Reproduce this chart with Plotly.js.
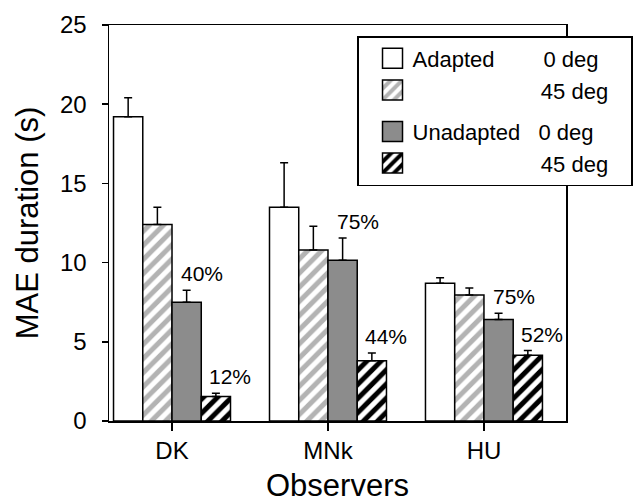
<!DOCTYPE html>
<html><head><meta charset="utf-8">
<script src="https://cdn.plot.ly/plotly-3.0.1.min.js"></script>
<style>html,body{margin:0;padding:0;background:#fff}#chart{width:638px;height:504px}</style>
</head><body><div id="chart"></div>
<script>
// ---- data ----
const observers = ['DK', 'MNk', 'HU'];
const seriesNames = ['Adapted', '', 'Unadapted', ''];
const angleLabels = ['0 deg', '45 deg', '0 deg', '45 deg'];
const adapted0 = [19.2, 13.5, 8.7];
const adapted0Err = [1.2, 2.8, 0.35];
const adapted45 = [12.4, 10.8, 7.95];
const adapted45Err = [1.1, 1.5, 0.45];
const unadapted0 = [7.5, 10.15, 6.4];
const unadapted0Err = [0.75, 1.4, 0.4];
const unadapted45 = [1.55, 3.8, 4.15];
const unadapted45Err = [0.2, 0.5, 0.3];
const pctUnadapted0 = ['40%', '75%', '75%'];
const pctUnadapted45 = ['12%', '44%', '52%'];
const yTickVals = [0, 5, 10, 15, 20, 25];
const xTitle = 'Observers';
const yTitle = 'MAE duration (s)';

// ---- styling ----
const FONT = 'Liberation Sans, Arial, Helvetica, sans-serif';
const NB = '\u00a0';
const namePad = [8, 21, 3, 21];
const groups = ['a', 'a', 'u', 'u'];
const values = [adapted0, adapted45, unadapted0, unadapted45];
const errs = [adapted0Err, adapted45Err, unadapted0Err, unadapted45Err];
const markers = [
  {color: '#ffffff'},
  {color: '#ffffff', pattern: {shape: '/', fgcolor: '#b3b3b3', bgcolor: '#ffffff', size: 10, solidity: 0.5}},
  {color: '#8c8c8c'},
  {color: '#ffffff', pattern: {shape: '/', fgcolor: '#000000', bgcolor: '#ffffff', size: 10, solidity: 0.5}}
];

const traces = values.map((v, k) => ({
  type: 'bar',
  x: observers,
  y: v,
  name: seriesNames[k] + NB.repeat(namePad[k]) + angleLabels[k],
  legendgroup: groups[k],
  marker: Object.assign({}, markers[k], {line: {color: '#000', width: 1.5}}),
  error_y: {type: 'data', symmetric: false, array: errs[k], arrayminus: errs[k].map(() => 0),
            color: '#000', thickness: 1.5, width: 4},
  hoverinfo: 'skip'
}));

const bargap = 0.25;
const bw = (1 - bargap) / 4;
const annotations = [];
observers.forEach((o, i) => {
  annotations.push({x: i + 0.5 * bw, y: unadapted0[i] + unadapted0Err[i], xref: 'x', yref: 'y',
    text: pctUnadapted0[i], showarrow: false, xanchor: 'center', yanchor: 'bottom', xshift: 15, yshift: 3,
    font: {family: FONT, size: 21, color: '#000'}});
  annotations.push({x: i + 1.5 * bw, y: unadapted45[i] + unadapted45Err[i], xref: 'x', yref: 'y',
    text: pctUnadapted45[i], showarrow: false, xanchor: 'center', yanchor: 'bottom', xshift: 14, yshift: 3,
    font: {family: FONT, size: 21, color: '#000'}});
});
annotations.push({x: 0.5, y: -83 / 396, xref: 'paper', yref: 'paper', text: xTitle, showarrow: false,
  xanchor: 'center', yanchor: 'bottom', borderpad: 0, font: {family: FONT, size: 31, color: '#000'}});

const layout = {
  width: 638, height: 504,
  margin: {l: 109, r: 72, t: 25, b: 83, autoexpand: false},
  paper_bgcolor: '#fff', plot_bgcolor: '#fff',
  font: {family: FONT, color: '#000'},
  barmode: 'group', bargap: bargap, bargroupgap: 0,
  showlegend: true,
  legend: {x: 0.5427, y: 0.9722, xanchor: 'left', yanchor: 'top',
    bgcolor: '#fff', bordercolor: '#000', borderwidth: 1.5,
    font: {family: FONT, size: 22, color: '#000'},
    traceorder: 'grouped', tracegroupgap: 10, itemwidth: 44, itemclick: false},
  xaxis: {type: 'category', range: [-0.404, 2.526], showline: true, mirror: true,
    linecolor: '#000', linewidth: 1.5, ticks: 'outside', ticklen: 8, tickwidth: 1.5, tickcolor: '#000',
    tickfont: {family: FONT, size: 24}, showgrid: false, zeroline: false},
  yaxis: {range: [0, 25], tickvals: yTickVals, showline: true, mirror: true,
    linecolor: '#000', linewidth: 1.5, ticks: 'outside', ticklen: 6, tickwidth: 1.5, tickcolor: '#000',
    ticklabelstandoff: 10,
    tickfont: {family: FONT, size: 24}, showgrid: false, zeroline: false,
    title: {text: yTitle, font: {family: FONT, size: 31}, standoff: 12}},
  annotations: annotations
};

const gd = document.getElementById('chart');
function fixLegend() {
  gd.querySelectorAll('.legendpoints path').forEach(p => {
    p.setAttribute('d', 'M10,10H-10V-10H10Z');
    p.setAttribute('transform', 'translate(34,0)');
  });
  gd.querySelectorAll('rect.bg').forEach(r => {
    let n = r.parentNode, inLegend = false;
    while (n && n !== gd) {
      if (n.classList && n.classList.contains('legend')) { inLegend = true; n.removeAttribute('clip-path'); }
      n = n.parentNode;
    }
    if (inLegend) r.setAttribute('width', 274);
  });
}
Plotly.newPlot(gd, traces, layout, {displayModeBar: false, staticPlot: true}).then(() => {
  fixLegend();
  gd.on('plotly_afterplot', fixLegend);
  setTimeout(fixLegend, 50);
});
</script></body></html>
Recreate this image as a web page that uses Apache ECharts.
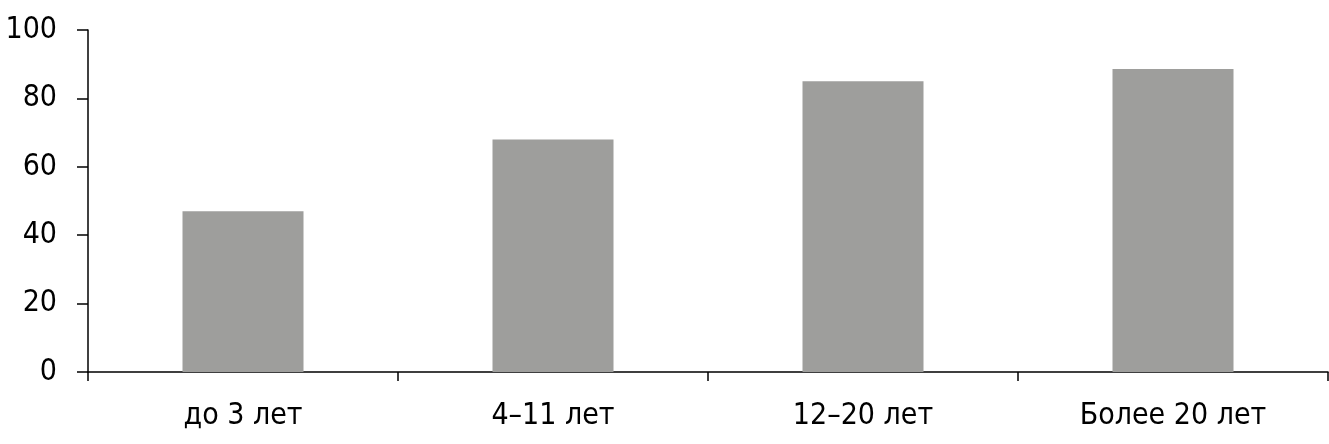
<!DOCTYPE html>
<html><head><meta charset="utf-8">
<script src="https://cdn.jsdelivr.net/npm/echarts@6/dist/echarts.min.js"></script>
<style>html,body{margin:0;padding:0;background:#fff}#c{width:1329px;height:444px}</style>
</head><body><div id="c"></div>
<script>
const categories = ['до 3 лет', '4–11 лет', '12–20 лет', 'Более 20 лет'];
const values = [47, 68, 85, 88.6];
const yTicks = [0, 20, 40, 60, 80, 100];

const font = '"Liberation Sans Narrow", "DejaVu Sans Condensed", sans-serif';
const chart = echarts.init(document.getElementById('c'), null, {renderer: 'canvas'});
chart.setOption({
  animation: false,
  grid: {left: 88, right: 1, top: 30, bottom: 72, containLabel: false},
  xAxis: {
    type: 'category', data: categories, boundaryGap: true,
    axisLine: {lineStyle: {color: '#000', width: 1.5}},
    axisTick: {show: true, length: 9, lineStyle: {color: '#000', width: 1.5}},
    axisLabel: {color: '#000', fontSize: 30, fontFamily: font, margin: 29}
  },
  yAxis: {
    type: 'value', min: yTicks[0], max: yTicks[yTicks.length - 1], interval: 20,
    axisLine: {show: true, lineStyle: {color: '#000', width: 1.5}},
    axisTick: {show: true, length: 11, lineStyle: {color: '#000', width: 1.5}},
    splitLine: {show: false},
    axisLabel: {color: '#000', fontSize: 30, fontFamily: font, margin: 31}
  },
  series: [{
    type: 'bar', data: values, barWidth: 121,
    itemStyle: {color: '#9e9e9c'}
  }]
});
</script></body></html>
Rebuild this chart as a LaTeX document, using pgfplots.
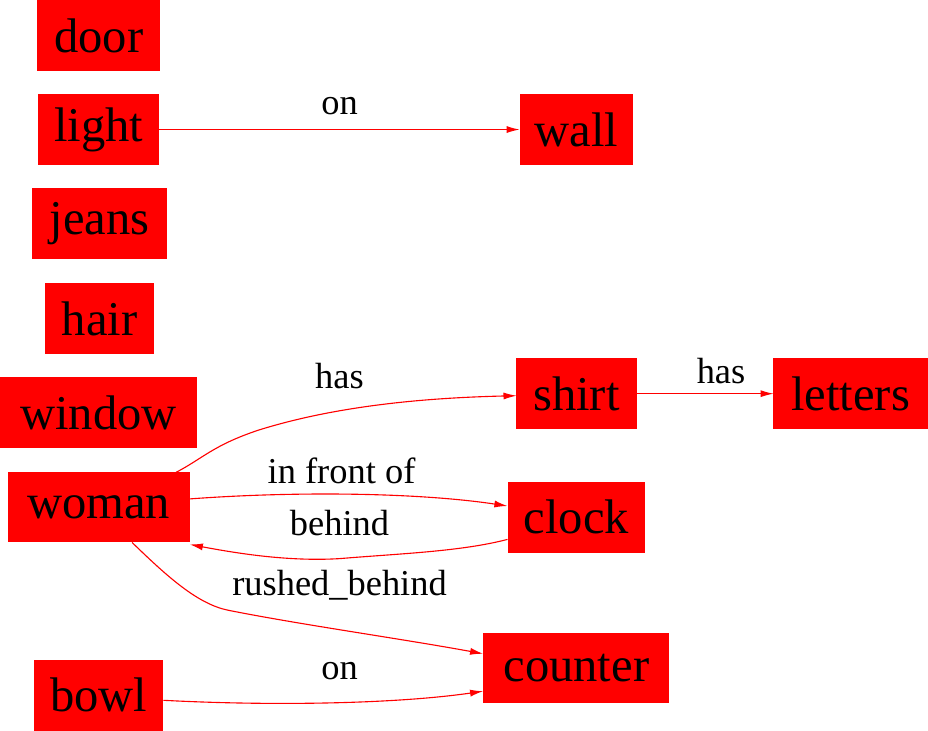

______________________________

**GIVEN PROBLEM:**
Leave out the pictures and copy the rest of the material above exactly.

**WORKED SOLUTION:**
Reproduce this chart with Plotly.js.
<!DOCTYPE html>
<html><head><meta charset="utf-8">
<script src="https://cdn.plot.ly/plotly-3.0.1.min.js"></script>
<style>html,body{margin:0;padding:0;background:#fff}#chart{width:638px;height:504px}</style>
</head><body><div id="chart"></div>
<script>
// ---- data ----
const observers = ['DK', 'MNk', 'HU'];
const seriesNames = ['Adapted', '', 'Unadapted', ''];
const angleLabels = ['0 deg', '45 deg', '0 deg', '45 deg'];
const adapted0 = [19.2, 13.5, 8.7];
const adapted0Err = [1.2, 2.8, 0.35];
const adapted45 = [12.4, 10.8, 7.95];
const adapted45Err = [1.1, 1.5, 0.45];
const unadapted0 = [7.5, 10.15, 6.4];
const unadapted0Err = [0.75, 1.4, 0.4];
const unadapted45 = [1.55, 3.8, 4.15];
const unadapted45Err = [0.2, 0.5, 0.3];
const pctUnadapted0 = ['40%', '75%', '75%'];
const pctUnadapted45 = ['12%', '44%', '52%'];
const yTickVals = [0, 5, 10, 15, 20, 25];
const xTitle = 'Observers';
const yTitle = 'MAE duration (s)';

// ---- styling ----
const FONT = 'Liberation Sans, Arial, Helvetica, sans-serif';
const NB = '\u00a0';
const namePad = [8, 21, 3, 21];
const groups = ['a', 'a', 'u', 'u'];
const values = [adapted0, adapted45, unadapted0, unadapted45];
const errs = [adapted0Err, adapted45Err, unadapted0Err, unadapted45Err];
const markers = [
  {color: '#ffffff'},
  {color: '#ffffff', pattern: {shape: '/', fgcolor: '#b3b3b3', bgcolor: '#ffffff', size: 10, solidity: 0.5}},
  {color: '#8c8c8c'},
  {color: '#ffffff', pattern: {shape: '/', fgcolor: '#000000', bgcolor: '#ffffff', size: 10, solidity: 0.5}}
];

const traces = values.map((v, k) => ({
  type: 'bar',
  x: observers,
  y: v,
  name: seriesNames[k] + NB.repeat(namePad[k]) + angleLabels[k],
  legendgroup: groups[k],
  marker: Object.assign({}, markers[k], {line: {color: '#000', width: 1.5}}),
  error_y: {type: 'data', symmetric: false, array: errs[k], arrayminus: errs[k].map(() => 0),
            color: '#000', thickness: 1.5, width: 4},
  hoverinfo: 'skip'
}));

const bargap = 0.25;
const bw = (1 - bargap) / 4;
const annotations = [];
observers.forEach((o, i) => {
  annotations.push({x: i + 0.5 * bw, y: unadapted0[i] + unadapted0Err[i], xref: 'x', yref: 'y',
    text: pctUnadapted0[i], showarrow: false, xanchor: 'center', yanchor: 'bottom', xshift: 15, yshift: 3,
    font: {family: FONT, size: 21, color: '#000'}});
  annotations.push({x: i + 1.5 * bw, y: unadapted45[i] + unadapted45Err[i], xref: 'x', yref: 'y',
    text: pctUnadapted45[i], showarrow: false, xanchor: 'center', yanchor: 'bottom', xshift: 14, yshift: 3,
    font: {family: FONT, size: 21, color: '#000'}});
});
annotations.push({x: 0.5, y: -83 / 396, xref: 'paper', yref: 'paper', text: xTitle, showarrow: false,
  xanchor: 'center', yanchor: 'bottom', borderpad: 0, font: {family: FONT, size: 31, color: '#000'}});

const layout = {
  width: 638, height: 504,
  margin: {l: 109, r: 72, t: 25, b: 83, autoexpand: false},
  paper_bgcolor: '#fff', plot_bgcolor: '#fff',
  font: {family: FONT, color: '#000'},
  barmode: 'group', bargap: bargap, bargroupgap: 0,
  showlegend: true,
  legend: {x: 0.5427, y: 0.9722, xanchor: 'left', yanchor: 'top',
    bgcolor: '#fff', bordercolor: '#000', borderwidth: 1.5,
    font: {family: FONT, size: 22, color: '#000'},
    traceorder: 'grouped', tracegroupgap: 10, itemwidth: 44, itemclick: false},
  xaxis: {type: 'category', range: [-0.404, 2.526], showline: true, mirror: true,
    linecolor: '#000', linewidth: 1.5, ticks: 'outside', ticklen: 8, tickwidth: 1.5, tickcolor: '#000',
    tickfont: {family: FONT, size: 24}, showgrid: false, zeroline: false},
  yaxis: {range: [0, 25], tickvals: yTickVals, showline: true, mirror: true,
    linecolor: '#000', linewidth: 1.5, ticks: 'outside', ticklen: 6, tickwidth: 1.5, tickcolor: '#000',
    ticklabelstandoff: 10,
    tickfont: {family: FONT, size: 24}, showgrid: false, zeroline: false,
    title: {text: yTitle, font: {family: FONT, size: 31}, standoff: 12}},
  annotations: annotations
};

const gd = document.getElementById('chart');
function fixLegend() {
  gd.querySelectorAll('.legendpoints path').forEach(p => {
    p.setAttribute('d', 'M10,10H-10V-10H10Z');
    p.setAttribute('transform', 'translate(34,0)');
  });
  gd.querySelectorAll('rect.bg').forEach(r => {
    let n = r.parentNode, inLegend = false;
    while (n && n !== gd) {
      if (n.classList && n.classList.contains('legend')) { inLegend = true; n.removeAttribute('clip-path'); }
      n = n.parentNode;
    }
    if (inLegend) r.setAttribute('width', 274);
  });
}
Plotly.newPlot(gd, traces, layout, {displayModeBar: false, staticPlot: true}).then(() => {
  fixLegend();
  gd.on('plotly_afterplot', fixLegend);
  setTimeout(fixLegend, 50);
});
</script></body></html>
Recreate this image as a web page that uses Apache ECharts.
<!DOCTYPE html>
<html><head><meta charset="utf-8">
<script src="https://cdn.jsdelivr.net/npm/echarts@6/dist/echarts.min.js"></script>
<style>html,body{margin:0;padding:0;background:#fff}#c{width:1329px;height:444px}</style>
</head><body><div id="c"></div>
<script>
const categories = ['до 3 лет', '4–11 лет', '12–20 лет', 'Более 20 лет'];
const values = [47, 68, 85, 88.6];
const yTicks = [0, 20, 40, 60, 80, 100];

const font = '"Liberation Sans Narrow", "DejaVu Sans Condensed", sans-serif';
const chart = echarts.init(document.getElementById('c'), null, {renderer: 'canvas'});
chart.setOption({
  animation: false,
  grid: {left: 88, right: 1, top: 30, bottom: 72, containLabel: false},
  xAxis: {
    type: 'category', data: categories, boundaryGap: true,
    axisLine: {lineStyle: {color: '#000', width: 1.5}},
    axisTick: {show: true, length: 9, lineStyle: {color: '#000', width: 1.5}},
    axisLabel: {color: '#000', fontSize: 30, fontFamily: font, margin: 29}
  },
  yAxis: {
    type: 'value', min: yTicks[0], max: yTicks[yTicks.length - 1], interval: 20,
    axisLine: {show: true, lineStyle: {color: '#000', width: 1.5}},
    axisTick: {show: true, length: 11, lineStyle: {color: '#000', width: 1.5}},
    splitLine: {show: false},
    axisLabel: {color: '#000', fontSize: 30, fontFamily: font, margin: 31}
  },
  series: [{
    type: 'bar', data: values, barWidth: 121,
    itemStyle: {color: '#9e9e9c'}
  }]
});
</script></body></html>
Rebuild this chart as a LaTeX document, using pgfplots.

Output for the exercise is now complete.